- [What you will do]: Without the pictures, print the lines running from the beginning of the material to the line containing "let yTicksA = [10, -10, -20, -30, -40];", both ends included.

- [Information provided]:

......

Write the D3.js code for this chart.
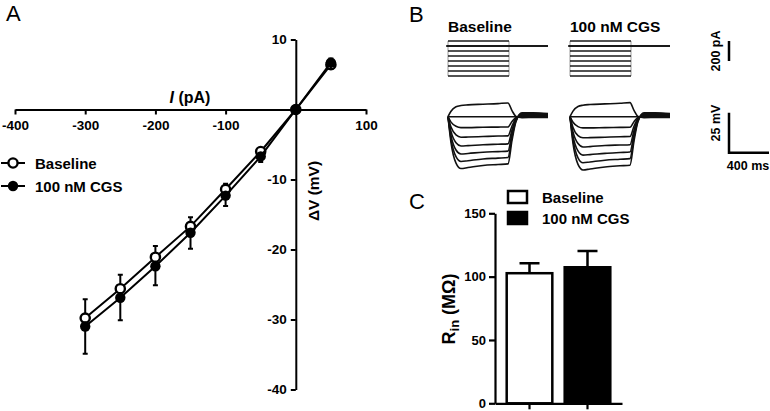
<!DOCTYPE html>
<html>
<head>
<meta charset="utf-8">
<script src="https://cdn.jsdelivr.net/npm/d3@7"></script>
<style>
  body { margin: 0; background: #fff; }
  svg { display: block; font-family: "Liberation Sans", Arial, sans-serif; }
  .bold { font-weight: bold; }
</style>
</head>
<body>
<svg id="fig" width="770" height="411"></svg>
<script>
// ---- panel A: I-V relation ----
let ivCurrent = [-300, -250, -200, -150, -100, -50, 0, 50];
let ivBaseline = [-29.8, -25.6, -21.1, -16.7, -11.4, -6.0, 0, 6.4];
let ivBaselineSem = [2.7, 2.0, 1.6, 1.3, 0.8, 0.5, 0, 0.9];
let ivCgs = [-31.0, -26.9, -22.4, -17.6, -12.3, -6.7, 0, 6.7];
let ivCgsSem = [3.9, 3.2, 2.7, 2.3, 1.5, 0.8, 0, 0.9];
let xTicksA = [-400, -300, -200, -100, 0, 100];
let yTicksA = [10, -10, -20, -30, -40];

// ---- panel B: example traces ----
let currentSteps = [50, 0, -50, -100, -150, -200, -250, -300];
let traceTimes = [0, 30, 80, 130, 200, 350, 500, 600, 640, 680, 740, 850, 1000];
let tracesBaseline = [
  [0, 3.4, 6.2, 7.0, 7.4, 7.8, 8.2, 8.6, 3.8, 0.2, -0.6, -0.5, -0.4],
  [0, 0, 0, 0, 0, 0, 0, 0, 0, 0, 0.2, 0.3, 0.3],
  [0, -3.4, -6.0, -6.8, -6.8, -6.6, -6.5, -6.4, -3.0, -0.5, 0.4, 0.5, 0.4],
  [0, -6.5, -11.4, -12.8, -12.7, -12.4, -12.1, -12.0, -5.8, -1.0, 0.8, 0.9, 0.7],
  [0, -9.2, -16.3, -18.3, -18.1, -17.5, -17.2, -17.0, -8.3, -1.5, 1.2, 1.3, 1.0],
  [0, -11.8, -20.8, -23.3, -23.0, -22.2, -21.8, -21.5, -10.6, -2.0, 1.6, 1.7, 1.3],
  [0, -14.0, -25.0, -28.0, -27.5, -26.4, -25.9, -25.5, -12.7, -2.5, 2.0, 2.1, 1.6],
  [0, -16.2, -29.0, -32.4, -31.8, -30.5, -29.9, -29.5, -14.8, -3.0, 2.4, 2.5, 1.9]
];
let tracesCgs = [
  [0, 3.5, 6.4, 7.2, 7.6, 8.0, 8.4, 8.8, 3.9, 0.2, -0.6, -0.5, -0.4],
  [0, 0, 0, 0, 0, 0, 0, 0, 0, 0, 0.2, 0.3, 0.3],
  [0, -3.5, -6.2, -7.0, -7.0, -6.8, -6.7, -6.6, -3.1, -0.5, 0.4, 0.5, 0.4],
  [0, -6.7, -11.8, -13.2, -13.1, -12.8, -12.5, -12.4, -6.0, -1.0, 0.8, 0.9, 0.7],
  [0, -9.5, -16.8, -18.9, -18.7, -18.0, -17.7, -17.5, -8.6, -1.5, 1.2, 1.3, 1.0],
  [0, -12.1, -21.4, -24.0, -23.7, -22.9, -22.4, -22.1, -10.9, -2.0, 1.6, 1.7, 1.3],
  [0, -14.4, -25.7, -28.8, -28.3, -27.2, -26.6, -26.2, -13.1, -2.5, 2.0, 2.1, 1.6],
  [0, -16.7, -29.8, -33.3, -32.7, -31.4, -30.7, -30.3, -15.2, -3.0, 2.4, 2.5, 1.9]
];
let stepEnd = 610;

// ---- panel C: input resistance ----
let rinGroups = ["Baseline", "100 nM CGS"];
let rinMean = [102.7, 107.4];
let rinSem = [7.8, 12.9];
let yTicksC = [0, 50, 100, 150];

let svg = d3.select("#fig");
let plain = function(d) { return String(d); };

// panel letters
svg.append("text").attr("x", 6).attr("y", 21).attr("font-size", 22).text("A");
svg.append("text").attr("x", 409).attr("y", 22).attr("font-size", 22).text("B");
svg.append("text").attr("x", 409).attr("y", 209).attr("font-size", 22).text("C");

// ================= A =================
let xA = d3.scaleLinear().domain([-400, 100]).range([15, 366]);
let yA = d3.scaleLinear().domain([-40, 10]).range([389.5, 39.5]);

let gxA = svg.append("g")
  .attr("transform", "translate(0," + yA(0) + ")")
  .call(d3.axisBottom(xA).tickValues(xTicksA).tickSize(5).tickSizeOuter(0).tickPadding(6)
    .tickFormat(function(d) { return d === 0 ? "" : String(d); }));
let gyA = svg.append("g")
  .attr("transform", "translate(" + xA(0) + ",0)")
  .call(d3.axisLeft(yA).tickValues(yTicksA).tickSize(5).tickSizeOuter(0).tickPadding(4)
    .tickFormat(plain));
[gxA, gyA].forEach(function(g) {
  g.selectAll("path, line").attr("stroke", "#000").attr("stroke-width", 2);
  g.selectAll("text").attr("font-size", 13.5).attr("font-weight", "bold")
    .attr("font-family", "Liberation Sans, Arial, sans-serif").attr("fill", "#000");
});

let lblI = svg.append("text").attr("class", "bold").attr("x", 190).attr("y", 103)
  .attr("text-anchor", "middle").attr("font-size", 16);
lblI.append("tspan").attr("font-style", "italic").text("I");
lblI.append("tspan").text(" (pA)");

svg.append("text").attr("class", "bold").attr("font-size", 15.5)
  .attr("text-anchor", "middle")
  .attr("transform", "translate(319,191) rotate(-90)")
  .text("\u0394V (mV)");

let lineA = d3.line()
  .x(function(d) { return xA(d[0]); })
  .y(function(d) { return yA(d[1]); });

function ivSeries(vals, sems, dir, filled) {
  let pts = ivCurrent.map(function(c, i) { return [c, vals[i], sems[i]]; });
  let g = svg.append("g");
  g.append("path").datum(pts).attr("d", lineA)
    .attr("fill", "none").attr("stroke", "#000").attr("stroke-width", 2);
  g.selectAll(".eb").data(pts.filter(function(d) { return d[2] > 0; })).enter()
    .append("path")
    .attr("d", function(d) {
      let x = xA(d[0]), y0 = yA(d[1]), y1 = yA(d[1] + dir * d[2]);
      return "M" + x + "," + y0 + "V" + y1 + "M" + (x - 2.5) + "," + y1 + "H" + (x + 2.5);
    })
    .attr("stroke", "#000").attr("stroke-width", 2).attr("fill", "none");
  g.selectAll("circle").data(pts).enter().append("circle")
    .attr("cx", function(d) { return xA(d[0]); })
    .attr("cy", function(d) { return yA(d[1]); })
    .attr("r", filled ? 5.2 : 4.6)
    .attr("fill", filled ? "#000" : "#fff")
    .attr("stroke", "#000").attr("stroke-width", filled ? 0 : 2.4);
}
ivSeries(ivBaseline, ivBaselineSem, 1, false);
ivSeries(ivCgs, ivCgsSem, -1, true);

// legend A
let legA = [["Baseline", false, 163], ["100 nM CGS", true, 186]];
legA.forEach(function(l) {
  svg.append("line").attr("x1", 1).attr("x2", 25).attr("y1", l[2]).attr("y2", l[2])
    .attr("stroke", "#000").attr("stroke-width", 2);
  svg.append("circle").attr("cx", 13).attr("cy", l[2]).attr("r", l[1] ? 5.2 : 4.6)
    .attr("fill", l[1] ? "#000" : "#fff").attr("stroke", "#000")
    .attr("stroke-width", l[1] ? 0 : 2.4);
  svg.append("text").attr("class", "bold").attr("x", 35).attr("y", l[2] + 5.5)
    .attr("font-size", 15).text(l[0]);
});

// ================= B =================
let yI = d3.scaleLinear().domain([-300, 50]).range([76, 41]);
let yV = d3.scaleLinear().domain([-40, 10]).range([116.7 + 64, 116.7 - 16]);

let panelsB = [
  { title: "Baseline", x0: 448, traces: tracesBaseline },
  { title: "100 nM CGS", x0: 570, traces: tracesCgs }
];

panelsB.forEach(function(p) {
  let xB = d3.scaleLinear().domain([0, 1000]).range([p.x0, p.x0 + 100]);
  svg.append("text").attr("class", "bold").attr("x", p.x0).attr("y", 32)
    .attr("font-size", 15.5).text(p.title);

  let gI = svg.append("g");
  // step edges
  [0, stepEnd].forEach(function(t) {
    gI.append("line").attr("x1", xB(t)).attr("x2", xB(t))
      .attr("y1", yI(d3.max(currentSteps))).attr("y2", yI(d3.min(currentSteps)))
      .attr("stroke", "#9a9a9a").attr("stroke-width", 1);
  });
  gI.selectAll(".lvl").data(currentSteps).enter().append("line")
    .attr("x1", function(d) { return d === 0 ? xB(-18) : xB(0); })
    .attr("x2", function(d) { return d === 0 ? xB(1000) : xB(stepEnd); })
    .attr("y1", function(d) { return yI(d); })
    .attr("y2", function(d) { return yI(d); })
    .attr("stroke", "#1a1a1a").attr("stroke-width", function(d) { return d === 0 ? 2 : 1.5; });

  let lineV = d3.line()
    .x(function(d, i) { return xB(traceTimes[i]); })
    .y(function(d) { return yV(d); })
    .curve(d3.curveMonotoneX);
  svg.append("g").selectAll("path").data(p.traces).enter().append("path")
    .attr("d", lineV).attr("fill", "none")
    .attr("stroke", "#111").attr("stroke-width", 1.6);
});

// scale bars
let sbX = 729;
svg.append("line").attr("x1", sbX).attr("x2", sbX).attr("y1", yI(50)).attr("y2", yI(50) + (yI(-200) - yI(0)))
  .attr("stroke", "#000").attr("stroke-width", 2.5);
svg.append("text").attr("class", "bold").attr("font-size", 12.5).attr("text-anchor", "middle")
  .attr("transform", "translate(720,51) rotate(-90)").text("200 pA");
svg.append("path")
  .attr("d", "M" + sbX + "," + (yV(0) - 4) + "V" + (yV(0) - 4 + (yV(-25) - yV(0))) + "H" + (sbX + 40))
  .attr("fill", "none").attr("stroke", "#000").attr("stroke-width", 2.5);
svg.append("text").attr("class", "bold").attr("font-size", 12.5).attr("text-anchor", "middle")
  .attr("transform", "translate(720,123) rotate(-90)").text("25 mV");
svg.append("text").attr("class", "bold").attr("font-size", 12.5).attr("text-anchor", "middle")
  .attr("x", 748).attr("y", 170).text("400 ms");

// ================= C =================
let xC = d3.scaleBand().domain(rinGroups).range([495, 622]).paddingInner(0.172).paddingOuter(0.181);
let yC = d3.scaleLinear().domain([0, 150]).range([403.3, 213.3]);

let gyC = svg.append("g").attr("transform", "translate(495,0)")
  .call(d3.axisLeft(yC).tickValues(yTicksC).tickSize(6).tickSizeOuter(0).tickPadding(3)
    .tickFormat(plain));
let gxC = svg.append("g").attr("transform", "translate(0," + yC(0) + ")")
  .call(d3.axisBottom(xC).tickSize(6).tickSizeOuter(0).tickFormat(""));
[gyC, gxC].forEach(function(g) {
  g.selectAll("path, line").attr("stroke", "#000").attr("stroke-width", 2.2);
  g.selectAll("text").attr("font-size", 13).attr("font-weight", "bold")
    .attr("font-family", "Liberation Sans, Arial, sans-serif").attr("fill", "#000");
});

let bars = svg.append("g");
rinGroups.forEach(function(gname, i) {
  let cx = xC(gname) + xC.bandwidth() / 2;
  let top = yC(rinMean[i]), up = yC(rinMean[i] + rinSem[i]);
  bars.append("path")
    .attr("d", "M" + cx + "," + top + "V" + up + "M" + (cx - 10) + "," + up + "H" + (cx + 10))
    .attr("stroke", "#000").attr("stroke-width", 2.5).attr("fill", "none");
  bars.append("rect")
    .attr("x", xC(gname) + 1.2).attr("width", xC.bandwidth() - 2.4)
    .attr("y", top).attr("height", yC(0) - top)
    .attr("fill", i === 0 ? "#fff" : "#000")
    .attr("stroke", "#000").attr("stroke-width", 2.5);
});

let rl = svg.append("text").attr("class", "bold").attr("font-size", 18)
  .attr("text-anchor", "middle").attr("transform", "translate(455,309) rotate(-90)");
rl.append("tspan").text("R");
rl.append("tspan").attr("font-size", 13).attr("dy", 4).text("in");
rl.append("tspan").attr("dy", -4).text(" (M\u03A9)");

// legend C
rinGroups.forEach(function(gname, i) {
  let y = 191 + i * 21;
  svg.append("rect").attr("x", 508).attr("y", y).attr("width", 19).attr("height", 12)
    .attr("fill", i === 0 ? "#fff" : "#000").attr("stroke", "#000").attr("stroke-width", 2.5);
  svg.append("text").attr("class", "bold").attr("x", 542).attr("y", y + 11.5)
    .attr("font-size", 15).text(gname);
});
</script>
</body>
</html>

......

- [Task response]:
Write the D3.js code for this chart.
<!DOCTYPE html>
<html>
<head>
<meta charset="utf-8">
<script src="https://cdn.jsdelivr.net/npm/d3@7"></script>
<style>
  body { margin: 0; background: #fff; }
  svg { display: block; font-family: "Liberation Sans", Arial, sans-serif; }
  .bold { font-weight: bold; }
</style>
</head>
<body>
<svg id="fig" width="770" height="411"></svg>
<script>
// ---- panel A: I-V relation ----
let ivCurrent = [-300, -250, -200, -150, -100, -50, 0, 50];
let ivBaseline = [-29.8, -25.6, -21.1, -16.7, -11.4, -6.0, 0, 6.4];
let ivBaselineSem = [2.7, 2.0, 1.6, 1.3, 0.8, 0.5, 0, 0.9];
let ivCgs = [-31.0, -26.9, -22.4, -17.6, -12.3, -6.7, 0, 6.7];
let ivCgsSem = [3.9, 3.2, 2.7, 2.3, 1.5, 0.8, 0, 0.9];
let xTicksA = [-400, -300, -200, -100, 0, 100];
let yTicksA = [10, -10, -20, -30, -40];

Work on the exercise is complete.